-- Required task --
Extract word for word the lines of the listing from its start to the line holding "Serif', 'Times New", both ends kept; pictures are not part of the copy.

** begin **

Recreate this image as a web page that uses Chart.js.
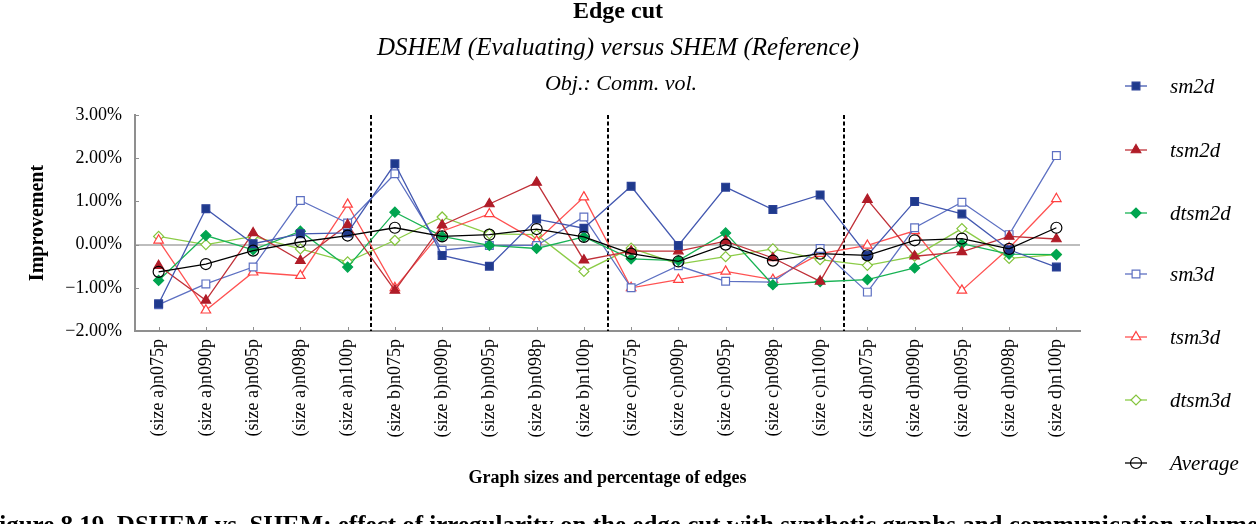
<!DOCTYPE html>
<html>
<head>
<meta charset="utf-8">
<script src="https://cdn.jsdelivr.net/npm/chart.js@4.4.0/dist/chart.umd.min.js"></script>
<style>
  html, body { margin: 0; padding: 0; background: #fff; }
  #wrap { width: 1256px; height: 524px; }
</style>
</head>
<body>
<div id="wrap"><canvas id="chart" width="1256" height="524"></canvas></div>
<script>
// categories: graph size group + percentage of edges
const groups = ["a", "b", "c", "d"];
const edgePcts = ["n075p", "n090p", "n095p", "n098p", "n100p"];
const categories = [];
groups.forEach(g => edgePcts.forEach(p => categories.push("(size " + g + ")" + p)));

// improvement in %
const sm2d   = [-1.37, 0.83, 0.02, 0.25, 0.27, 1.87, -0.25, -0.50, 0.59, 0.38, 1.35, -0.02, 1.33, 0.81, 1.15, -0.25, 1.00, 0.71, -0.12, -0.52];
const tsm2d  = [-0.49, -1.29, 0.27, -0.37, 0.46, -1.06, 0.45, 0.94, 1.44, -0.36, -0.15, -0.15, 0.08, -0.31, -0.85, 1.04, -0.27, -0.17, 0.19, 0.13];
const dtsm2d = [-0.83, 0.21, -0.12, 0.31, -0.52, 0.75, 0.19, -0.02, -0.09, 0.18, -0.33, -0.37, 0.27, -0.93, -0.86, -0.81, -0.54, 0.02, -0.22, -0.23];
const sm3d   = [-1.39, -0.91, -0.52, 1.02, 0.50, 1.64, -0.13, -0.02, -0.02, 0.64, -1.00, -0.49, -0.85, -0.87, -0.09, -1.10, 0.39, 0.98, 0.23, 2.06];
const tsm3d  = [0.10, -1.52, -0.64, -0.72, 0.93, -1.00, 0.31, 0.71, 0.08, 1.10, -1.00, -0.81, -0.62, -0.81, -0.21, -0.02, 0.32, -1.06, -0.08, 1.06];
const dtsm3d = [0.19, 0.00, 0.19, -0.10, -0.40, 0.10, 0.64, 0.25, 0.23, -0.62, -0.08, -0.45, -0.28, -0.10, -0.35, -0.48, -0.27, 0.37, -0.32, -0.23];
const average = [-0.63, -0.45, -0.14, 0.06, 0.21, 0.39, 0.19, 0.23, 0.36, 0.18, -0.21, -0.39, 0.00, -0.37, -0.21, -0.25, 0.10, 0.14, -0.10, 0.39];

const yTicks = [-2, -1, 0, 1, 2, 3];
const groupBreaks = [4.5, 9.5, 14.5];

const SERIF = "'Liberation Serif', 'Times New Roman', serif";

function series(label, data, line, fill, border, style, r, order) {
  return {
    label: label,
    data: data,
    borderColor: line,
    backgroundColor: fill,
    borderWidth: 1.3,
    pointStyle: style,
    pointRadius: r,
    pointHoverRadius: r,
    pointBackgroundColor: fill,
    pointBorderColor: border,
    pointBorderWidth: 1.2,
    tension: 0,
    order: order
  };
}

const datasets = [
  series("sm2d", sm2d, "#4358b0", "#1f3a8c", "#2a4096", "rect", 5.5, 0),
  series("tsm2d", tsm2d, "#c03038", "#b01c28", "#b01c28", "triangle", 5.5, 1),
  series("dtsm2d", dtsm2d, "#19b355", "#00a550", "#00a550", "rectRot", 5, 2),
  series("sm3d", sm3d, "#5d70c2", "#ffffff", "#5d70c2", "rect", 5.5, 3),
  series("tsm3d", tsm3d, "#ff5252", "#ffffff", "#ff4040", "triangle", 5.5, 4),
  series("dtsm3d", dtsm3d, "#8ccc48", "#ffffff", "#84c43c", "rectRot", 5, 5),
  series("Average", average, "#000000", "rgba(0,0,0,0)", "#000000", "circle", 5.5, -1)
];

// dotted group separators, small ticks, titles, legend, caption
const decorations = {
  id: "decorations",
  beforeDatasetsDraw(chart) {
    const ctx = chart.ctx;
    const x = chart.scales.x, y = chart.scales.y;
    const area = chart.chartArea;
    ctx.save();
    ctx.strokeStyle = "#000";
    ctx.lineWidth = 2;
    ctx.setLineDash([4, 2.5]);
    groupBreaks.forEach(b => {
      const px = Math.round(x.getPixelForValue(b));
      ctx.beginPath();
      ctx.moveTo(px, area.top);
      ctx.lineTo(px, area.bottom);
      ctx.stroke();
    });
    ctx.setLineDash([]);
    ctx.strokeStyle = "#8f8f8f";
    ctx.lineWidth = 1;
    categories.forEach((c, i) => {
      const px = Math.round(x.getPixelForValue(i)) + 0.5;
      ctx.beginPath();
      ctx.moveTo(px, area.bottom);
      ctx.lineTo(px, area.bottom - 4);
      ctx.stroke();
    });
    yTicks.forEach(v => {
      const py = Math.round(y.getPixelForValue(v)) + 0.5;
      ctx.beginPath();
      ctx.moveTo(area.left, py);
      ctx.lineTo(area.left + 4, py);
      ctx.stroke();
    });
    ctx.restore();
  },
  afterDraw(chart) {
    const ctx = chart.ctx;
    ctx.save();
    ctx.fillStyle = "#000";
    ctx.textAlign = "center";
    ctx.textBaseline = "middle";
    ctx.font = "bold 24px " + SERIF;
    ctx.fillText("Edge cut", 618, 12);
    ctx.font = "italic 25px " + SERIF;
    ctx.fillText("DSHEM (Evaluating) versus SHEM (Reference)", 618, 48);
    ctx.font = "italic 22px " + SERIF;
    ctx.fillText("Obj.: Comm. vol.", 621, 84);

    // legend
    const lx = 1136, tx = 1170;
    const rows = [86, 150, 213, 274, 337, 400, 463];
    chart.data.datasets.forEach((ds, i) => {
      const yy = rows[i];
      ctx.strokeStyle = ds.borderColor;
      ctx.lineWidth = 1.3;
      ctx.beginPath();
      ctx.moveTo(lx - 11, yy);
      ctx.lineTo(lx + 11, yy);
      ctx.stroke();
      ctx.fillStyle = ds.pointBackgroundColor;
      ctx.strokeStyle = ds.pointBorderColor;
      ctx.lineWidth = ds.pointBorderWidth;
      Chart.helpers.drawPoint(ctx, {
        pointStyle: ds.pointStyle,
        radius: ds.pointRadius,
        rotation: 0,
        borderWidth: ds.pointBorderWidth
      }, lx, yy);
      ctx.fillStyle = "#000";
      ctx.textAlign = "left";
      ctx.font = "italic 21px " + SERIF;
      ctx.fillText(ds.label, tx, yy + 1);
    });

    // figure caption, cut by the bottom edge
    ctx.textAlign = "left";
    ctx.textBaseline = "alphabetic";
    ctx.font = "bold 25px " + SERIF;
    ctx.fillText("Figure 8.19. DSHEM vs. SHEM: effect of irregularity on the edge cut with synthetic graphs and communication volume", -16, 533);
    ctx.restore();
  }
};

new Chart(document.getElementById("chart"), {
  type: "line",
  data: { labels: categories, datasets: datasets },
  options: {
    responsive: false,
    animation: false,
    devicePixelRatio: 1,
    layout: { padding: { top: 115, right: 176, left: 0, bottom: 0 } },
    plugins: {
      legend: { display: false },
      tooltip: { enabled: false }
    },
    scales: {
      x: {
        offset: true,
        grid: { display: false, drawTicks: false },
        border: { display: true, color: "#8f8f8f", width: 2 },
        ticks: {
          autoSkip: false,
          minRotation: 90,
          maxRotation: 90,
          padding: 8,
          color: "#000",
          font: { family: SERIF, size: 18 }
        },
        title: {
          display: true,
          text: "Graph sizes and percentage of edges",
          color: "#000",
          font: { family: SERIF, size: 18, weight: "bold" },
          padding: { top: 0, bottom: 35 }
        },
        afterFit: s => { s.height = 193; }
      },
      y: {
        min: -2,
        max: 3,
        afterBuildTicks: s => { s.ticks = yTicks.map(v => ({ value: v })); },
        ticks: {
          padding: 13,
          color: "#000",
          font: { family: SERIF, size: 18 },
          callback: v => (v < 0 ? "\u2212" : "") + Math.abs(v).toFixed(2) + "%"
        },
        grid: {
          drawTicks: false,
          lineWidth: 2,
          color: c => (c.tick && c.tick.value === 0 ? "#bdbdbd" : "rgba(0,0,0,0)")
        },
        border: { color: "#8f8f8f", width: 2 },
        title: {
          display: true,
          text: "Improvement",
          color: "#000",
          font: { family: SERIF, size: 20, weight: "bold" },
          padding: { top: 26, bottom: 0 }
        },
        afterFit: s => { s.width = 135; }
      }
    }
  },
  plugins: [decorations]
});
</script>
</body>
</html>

** end **

-- Answer in full --
Recreate this image as a web page that uses Chart.js.
<!DOCTYPE html>
<html>
<head>
<meta charset="utf-8">
<script src="https://cdn.jsdelivr.net/npm/chart.js@4.4.0/dist/chart.umd.min.js"></script>
<style>
  html, body { margin: 0; padding: 0; background: #fff; }
  #wrap { width: 1256px; height: 524px; }
</style>
</head>
<body>
<div id="wrap"><canvas id="chart" width="1256" height="524"></canvas></div>
<script>
// categories: graph size group + percentage of edges
const groups = ["a", "b", "c", "d"];
const edgePcts = ["n075p", "n090p", "n095p", "n098p", "n100p"];
const categories = [];
groups.forEach(g => edgePcts.forEach(p => categories.push("(size " + g + ")" + p)));

// improvement in %
const sm2d   = [-1.37, 0.83, 0.02, 0.25, 0.27, 1.87, -0.25, -0.50, 0.59, 0.38, 1.35, -0.02, 1.33, 0.81, 1.15, -0.25, 1.00, 0.71, -0.12, -0.52];
const tsm2d  = [-0.49, -1.29, 0.27, -0.37, 0.46, -1.06, 0.45, 0.94, 1.44, -0.36, -0.15, -0.15, 0.08, -0.31, -0.85, 1.04, -0.27, -0.17, 0.19, 0.13];
const dtsm2d = [-0.83, 0.21, -0.12, 0.31, -0.52, 0.75, 0.19, -0.02, -0.09, 0.18, -0.33, -0.37, 0.27, -0.93, -0.86, -0.81, -0.54, 0.02, -0.22, -0.23];
const sm3d   = [-1.39, -0.91, -0.52, 1.02, 0.50, 1.64, -0.13, -0.02, -0.02, 0.64, -1.00, -0.49, -0.85, -0.87, -0.09, -1.10, 0.39, 0.98, 0.23, 2.06];
const tsm3d  = [0.10, -1.52, -0.64, -0.72, 0.93, -1.00, 0.31, 0.71, 0.08, 1.10, -1.00, -0.81, -0.62, -0.81, -0.21, -0.02, 0.32, -1.06, -0.08, 1.06];
const dtsm3d = [0.19, 0.00, 0.19, -0.10, -0.40, 0.10, 0.64, 0.25, 0.23, -0.62, -0.08, -0.45, -0.28, -0.10, -0.35, -0.48, -0.27, 0.37, -0.32, -0.23];
const average = [-0.63, -0.45, -0.14, 0.06, 0.21, 0.39, 0.19, 0.23, 0.36, 0.18, -0.21, -0.39, 0.00, -0.37, -0.21, -0.25, 0.10, 0.14, -0.10, 0.39];

const yTicks = [-2, -1, 0, 1, 2, 3];
const groupBreaks = [4.5, 9.5, 14.5];

const SERIF = "'Liberation Serif', 'Times New Roman', serif";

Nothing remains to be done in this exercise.